Repeat the listing word for word. No pictures belong in the copy.

Dataset excerpt
────────────────────

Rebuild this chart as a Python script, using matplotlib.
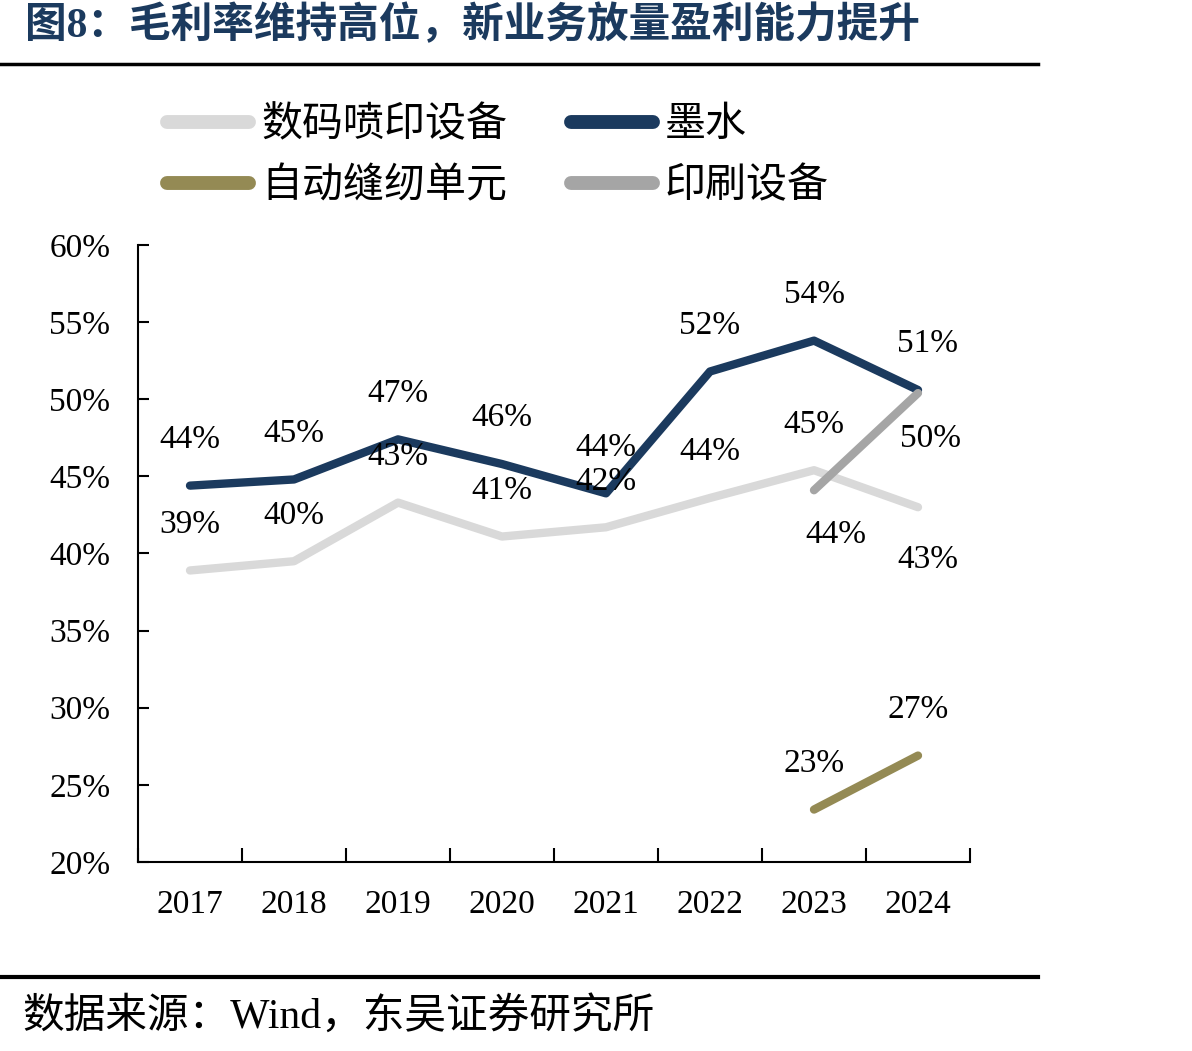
import matplotlib
matplotlib.use("Agg")
from matplotlib import pyplot as plt
from matplotlib.lines import Line2D

# data (gross margin, %)
years = ["2017", "2018", "2019", "2020", "2021", "2022", "2023", "2024"]
digital_print = [38.9, 39.5, 43.3, 41.1, 41.7, 43.6, 45.4, 43.0]
ink = [44.4, 44.8, 47.4, 45.8, 43.9, 51.8, 53.8, 50.6]
sewing_years = ["2023", "2024"]
sewing = [23.4, 26.9]
printing_years = ["2023", "2024"]
printing = [44.1, 50.4]

y_ticks = [20, 25, 30, 35, 40, 45, 50, 55, 60]

NAVY = "#1b3a5e"
LIGHT = "#d9d9d9"
OLIVE = "#948a54"
GRAY = "#a5a5a5"

CJK = ["Noto Sans CJK SC", "DejaVu Sans"]
SERIF = ["Liberation Serif", "Noto Sans CJK SC"]

fig = plt.figure(figsize=(11.92, 10.51), dpi=100)
ax = fig.add_axes([138 / 1192, 1 - 862 / 1051, (970 - 138) / 1192, (862 - 245) / 1051])

x_all = list(range(len(years)))
x_new = [years.index(y) for y in sewing_years]
x_pr = [years.index(y) for y in printing_years]

lw = 6
ax.plot(x_all, digital_print, color=LIGHT, lw=lw, solid_capstyle="round", solid_joinstyle="round", label="数码喷印设备")
ax.plot(x_all, ink, color=NAVY, lw=lw, solid_capstyle="round", solid_joinstyle="round", label="墨水")
ax.plot(x_new, sewing, color=OLIVE, lw=lw, solid_capstyle="round", solid_joinstyle="round", label="自动缝纫单元")
ax.plot(x_pr, printing, color=GRAY, lw=lw, solid_capstyle="round", solid_joinstyle="round", label="印刷设备")


def label(x, v, dx=0, dy=33):
    ax.annotate(f"{v:.0f}%", (x, v), xytext=(dx, dy), textcoords="offset points",
                ha="center", va="center", fontsize=24, family=SERIF, color="black")


for i, v in enumerate(digital_print):
    if i == len(digital_print) - 1:
        label(i, v, dx=7, dy=-38)
    else:
        label(i, v)
for i, v in enumerate(ink):
    label(i, v, dx=7 if i == len(ink) - 1 else 0)
for i, v in zip(x_new, sewing):
    label(i, v)
label(x_pr[0], printing[0], dx=16, dy=-32)
label(x_pr[1], printing[1], dx=9, dy=-33)

ax.set_xlim(-0.5, len(years) - 0.5)
ax.set_ylim(20, 60)
ax.set_yticks(y_ticks)
ax.set_yticklabels([f"{t}%" for t in y_ticks], family=SERIF, fontsize=24)
ax.set_xticks([i + 0.5 for i in range(-1, len(years))], minor=False)
ax.set_xticklabels([])
ax.set_xticks(x_all, minor=True)
ax.set_xticklabels(years, minor=True, family=SERIF, fontsize=24)
ax.tick_params(axis="x", which="major", direction="in", length=10, width=1.5)
ax.tick_params(axis="x", which="minor", length=0, pad=20)
ax.tick_params(axis="y", direction="in", length=8, width=1.5, pad=20)
ax.spines["top"].set_visible(False)
ax.spines["right"].set_visible(False)
ax.spines["left"].set_linewidth(1.5)
ax.spines["bottom"].set_linewidth(1.5)

handles = [
    Line2D([], [], color=LIGHT, lw=10, solid_capstyle="round"),
    Line2D([], [], color=OLIVE, lw=10, solid_capstyle="round"),
    Line2D([], [], color=NAVY, lw=10, solid_capstyle="round"),
    Line2D([], [], color=GRAY, lw=10, solid_capstyle="round"),
]
names = ["数码喷印设备", "自动缝纫单元", "墨水", "印刷设备"]
fig.legend(handles, names, loc="upper left", bbox_to_anchor=(167 / 1192, 1 - 104 / 1051),
           ncol=2, frameon=False, prop={"family": CJK, "size": 29.5}, borderpad=0,
           handlelength=2.0, handletextpad=0.3, columnspacing=1.55, labelspacing=0.5,
           borderaxespad=0)

# title and rules
fig.text(25 / 1192, 1 - 25 / 1051, "图8：毛利率维持高位，新业务放量盈利能力提升", family=SERIF,
         fontsize=30, fontweight="bold", color=NAVY, ha="left", va="center")
fig.add_artist(Line2D([0, 1038 / 1192], [1 - 64 / 1051] * 2, color="black", lw=2.5))
fig.add_artist(Line2D([0, 1038 / 1192], [1 - 977 / 1051] * 2, color="black", lw=3))
fig.text(22 / 1192, 1 - 1017 / 1051, "数据来源：Wind，东吴证券研究所", family=SERIF,
         fontsize=30, color="black", ha="left", va="center")

fig.savefig("out.png", dpi=100)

────────────────────

Final answer
Rebuild this chart as a Python script, using matplotlib.
import matplotlib
matplotlib.use("Agg")
from matplotlib import pyplot as plt
from matplotlib.lines import Line2D

# data (gross margin, %)
years = ["2017", "2018", "2019", "2020", "2021", "2022", "2023", "2024"]
digital_print = [38.9, 39.5, 43.3, 41.1, 41.7, 43.6, 45.4, 43.0]
ink = [44.4, 44.8, 47.4, 45.8, 43.9, 51.8, 53.8, 50.6]
sewing_years = ["2023", "2024"]
sewing = [23.4, 26.9]
printing_years = ["2023", "2024"]
printing = [44.1, 50.4]

y_ticks = [20, 25, 30, 35, 40, 45, 50, 55, 60]

NAVY = "#1b3a5e"
LIGHT = "#d9d9d9"
OLIVE = "#948a54"
GRAY = "#a5a5a5"

CJK = ["Noto Sans CJK SC", "DejaVu Sans"]
SERIF = ["Liberation Serif", "Noto Sans CJK SC"]

fig = plt.figure(figsize=(11.92, 10.51), dpi=100)
ax = fig.add_axes([138 / 1192, 1 - 862 / 1051, (970 - 138) / 1192, (862 - 245) / 1051])

x_all = list(range(len(years)))
x_new = [years.index(y) for y in sewing_years]
x_pr = [years.index(y) for y in printing_years]

lw = 6
ax.plot(x_all, digital_print, color=LIGHT, lw=lw, solid_capstyle="round", solid_joinstyle="round", label="数码喷印设备")
ax.plot(x_all, ink, color=NAVY, lw=lw, solid_capstyle="round", solid_joinstyle="round", label="墨水")
ax.plot(x_new, sewing, color=OLIVE, lw=lw, solid_capstyle="round", solid_joinstyle="round", label="自动缝纫单元")
ax.plot(x_pr, printing, color=GRAY, lw=lw, solid_capstyle="round", solid_joinstyle="round", label="印刷设备")


def label(x, v, dx=0, dy=33):
    ax.annotate(f"{v:.0f}%", (x, v), xytext=(dx, dy), textcoords="offset points",
                ha="center", va="center", fontsize=24, family=SERIF, color="black")


for i, v in enumerate(digital_print):
    if i == len(digital_print) - 1:
        label(i, v, dx=7, dy=-38)
    else:
        label(i, v)
for i, v in enumerate(ink):
    label(i, v, dx=7 if i == len(ink) - 1 else 0)
for i, v in zip(x_new, sewing):
    label(i, v)
label(x_pr[0], printing[0], dx=16, dy=-32)
label(x_pr[1], printing[1], dx=9, dy=-33)

ax.set_xlim(-0.5, len(years) - 0.5)
ax.set_ylim(20, 60)
ax.set_yticks(y_ticks)
ax.set_yticklabels([f"{t}%" for t in y_ticks], family=SERIF, fontsize=24)
ax.set_xticks([i + 0.5 for i in range(-1, len(years))], minor=False)
ax.set_xticklabels([])
ax.set_xticks(x_all, minor=True)
ax.set_xticklabels(years, minor=True, family=SERIF, fontsize=24)
ax.tick_params(axis="x", which="major", direction="in", length=10, width=1.5)
ax.tick_params(axis="x", which="minor", length=0, pad=20)
ax.tick_params(axis="y", direction="in", length=8, width=1.5, pad=20)
ax.spines["top"].set_visible(False)
ax.spines["right"].set_visible(False)
ax.spines["left"].set_linewidth(1.5)
ax.spines["bottom"].set_linewidth(1.5)

handles = [
    Line2D([], [], color=LIGHT, lw=10, solid_capstyle="round"),
    Line2D([], [], color=OLIVE, lw=10, solid_capstyle="round"),
    Line2D([], [], color=NAVY, lw=10, solid_capstyle="round"),
    Line2D([], [], color=GRAY, lw=10, solid_capstyle="round"),
]
names = ["数码喷印设备", "自动缝纫单元", "墨水", "印刷设备"]
fig.legend(handles, names, loc="upper left", bbox_to_anchor=(167 / 1192, 1 - 104 / 1051),
           ncol=2, frameon=False, prop={"family": CJK, "size": 29.5}, borderpad=0,
           handlelength=2.0, handletextpad=0.3, columnspacing=1.55, labelspacing=0.5,
           borderaxespad=0)

# title and rules
fig.text(25 / 1192, 1 - 25 / 1051, "图8：毛利率维持高位，新业务放量盈利能力提升", family=SERIF,
         fontsize=30, fontweight="bold", color=NAVY, ha="left", va="center")
fig.add_artist(Line2D([0, 1038 / 1192], [1 - 64 / 1051] * 2, color="black", lw=2.5))
fig.add_artist(Line2D([0, 1038 / 1192], [1 - 977 / 1051] * 2, color="black", lw=3))
fig.text(22 / 1192, 1 - 1017 / 1051, "数据来源：Wind，东吴证券研究所", family=SERIF,
         fontsize=30, color="black", ha="left", va="center")

fig.savefig("out.png", dpi=100)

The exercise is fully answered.